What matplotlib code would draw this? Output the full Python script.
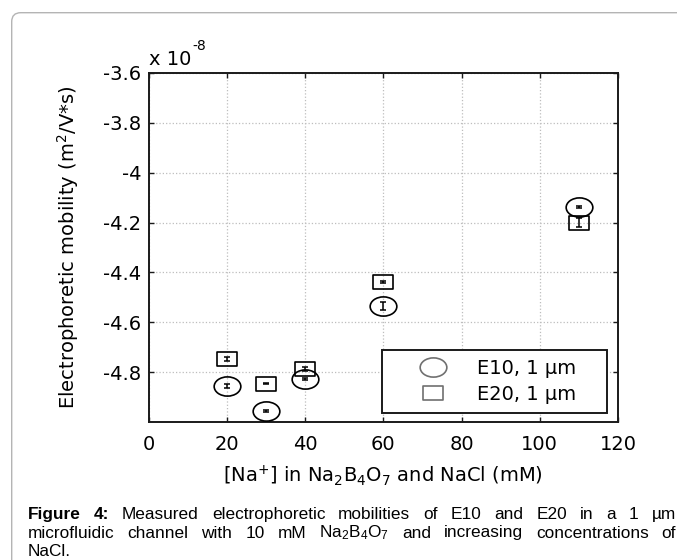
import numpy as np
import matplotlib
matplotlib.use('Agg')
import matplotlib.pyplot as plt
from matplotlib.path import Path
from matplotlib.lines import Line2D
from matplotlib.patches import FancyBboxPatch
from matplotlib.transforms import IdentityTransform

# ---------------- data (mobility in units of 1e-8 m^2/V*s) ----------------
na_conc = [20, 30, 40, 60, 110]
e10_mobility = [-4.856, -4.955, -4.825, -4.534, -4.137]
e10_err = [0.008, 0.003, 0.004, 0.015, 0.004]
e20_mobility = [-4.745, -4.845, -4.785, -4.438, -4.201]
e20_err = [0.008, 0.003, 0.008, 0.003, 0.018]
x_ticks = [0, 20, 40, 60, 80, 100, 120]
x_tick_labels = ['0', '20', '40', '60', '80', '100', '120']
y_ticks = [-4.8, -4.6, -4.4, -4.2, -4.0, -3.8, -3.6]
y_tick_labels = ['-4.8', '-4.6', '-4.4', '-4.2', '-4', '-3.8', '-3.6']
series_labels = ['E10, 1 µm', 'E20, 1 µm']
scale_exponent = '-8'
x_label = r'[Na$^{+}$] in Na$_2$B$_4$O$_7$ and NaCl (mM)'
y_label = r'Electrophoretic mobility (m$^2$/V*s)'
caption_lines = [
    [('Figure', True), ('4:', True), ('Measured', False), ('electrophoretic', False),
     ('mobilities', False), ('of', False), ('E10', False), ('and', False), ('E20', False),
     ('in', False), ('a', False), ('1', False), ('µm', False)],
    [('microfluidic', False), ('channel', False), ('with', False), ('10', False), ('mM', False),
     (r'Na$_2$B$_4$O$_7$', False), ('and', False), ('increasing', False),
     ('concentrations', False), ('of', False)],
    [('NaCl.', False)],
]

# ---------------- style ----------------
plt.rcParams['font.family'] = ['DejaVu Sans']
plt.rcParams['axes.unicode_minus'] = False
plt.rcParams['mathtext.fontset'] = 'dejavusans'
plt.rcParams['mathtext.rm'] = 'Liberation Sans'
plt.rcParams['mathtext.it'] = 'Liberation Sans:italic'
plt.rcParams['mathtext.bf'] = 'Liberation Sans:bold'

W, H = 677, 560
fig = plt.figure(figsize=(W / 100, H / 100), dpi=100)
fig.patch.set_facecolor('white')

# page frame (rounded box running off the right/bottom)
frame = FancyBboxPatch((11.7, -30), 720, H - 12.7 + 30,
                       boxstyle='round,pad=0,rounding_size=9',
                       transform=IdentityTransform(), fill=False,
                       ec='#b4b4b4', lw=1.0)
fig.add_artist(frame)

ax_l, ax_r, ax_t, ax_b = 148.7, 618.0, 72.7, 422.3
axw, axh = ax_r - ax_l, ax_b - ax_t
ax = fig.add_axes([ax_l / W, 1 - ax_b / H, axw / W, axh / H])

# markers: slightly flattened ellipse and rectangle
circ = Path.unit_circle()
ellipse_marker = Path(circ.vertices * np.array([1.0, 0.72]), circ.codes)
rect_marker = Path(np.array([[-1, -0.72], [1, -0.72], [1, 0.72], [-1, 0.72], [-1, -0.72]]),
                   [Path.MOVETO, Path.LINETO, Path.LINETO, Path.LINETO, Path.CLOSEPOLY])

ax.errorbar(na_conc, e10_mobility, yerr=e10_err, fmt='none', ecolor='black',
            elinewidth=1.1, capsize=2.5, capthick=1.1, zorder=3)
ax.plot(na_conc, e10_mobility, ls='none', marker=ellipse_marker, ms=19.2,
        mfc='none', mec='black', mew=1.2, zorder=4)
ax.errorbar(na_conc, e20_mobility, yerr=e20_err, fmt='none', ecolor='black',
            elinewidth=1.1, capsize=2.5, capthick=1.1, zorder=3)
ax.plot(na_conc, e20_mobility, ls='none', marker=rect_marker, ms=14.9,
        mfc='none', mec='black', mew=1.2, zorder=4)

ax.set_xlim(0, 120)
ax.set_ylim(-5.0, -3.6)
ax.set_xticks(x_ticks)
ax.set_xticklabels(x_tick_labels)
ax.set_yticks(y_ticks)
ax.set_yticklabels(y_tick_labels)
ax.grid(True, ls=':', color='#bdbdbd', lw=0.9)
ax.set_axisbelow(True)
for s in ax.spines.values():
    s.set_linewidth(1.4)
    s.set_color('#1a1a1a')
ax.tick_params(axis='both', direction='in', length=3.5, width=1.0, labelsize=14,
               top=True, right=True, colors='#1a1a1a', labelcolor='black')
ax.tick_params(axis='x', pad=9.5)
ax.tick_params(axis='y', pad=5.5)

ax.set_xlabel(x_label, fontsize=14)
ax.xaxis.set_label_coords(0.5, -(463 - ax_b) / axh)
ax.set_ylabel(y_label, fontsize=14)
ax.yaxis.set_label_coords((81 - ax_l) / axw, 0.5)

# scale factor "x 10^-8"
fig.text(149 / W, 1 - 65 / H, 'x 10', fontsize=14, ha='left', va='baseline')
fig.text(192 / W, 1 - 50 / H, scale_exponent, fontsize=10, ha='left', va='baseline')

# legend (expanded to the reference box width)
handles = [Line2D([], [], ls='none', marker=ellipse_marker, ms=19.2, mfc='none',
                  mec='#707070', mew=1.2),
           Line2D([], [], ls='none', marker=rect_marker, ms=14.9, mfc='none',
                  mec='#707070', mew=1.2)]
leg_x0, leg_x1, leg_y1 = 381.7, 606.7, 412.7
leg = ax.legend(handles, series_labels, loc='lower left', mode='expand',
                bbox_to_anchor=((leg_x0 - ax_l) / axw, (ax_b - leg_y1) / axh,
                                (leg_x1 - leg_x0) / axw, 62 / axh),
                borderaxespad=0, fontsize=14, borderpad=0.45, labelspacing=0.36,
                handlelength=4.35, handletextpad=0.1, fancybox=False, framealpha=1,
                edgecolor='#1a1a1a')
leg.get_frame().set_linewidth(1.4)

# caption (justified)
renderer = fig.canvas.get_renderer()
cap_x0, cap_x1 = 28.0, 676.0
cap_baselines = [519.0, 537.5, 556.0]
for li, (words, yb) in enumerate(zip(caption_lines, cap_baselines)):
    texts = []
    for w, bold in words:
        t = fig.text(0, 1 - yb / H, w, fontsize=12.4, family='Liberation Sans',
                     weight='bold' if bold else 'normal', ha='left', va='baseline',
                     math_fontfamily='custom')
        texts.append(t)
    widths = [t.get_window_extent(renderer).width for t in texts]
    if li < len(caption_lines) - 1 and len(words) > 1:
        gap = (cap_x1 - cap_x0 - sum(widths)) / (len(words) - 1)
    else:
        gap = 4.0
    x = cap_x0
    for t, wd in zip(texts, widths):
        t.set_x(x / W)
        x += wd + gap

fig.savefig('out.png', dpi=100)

********

Copy nothing but the lines from the first one in the listing through the line with "fig.patch.set_facecolor('white')", and omit the pictures.

* [Output]
What matplotlib code would draw this? Output the full Python script.
import numpy as np
import matplotlib
matplotlib.use('Agg')
import matplotlib.pyplot as plt
from matplotlib.path import Path
from matplotlib.lines import Line2D
from matplotlib.patches import FancyBboxPatch
from matplotlib.transforms import IdentityTransform

# ---------------- data (mobility in units of 1e-8 m^2/V*s) ----------------
na_conc = [20, 30, 40, 60, 110]
e10_mobility = [-4.856, -4.955, -4.825, -4.534, -4.137]
e10_err = [0.008, 0.003, 0.004, 0.015, 0.004]
e20_mobility = [-4.745, -4.845, -4.785, -4.438, -4.201]
e20_err = [0.008, 0.003, 0.008, 0.003, 0.018]
x_ticks = [0, 20, 40, 60, 80, 100, 120]
x_tick_labels = ['0', '20', '40', '60', '80', '100', '120']
y_ticks = [-4.8, -4.6, -4.4, -4.2, -4.0, -3.8, -3.6]
y_tick_labels = ['-4.8', '-4.6', '-4.4', '-4.2', '-4', '-3.8', '-3.6']
series_labels = ['E10, 1 µm', 'E20, 1 µm']
scale_exponent = '-8'
x_label = r'[Na$^{+}$] in Na$_2$B$_4$O$_7$ and NaCl (mM)'
y_label = r'Electrophoretic mobility (m$^2$/V*s)'
caption_lines = [
    [('Figure', True), ('4:', True), ('Measured', False), ('electrophoretic', False),
     ('mobilities', False), ('of', False), ('E10', False), ('and', False), ('E20', False),
     ('in', False), ('a', False), ('1', False), ('µm', False)],
    [('microfluidic', False), ('channel', False), ('with', False), ('10', False), ('mM', False),
     (r'Na$_2$B$_4$O$_7$', False), ('and', False), ('increasing', False),
     ('concentrations', False), ('of', False)],
    [('NaCl.', False)],
]

# ---------------- style ----------------
plt.rcParams['font.family'] = ['DejaVu Sans']
plt.rcParams['axes.unicode_minus'] = False
plt.rcParams['mathtext.fontset'] = 'dejavusans'
plt.rcParams['mathtext.rm'] = 'Liberation Sans'
plt.rcParams['mathtext.it'] = 'Liberation Sans:italic'
plt.rcParams['mathtext.bf'] = 'Liberation Sans:bold'

W, H = 677, 560
fig = plt.figure(figsize=(W / 100, H / 100), dpi=100)
fig.patch.set_facecolor('white')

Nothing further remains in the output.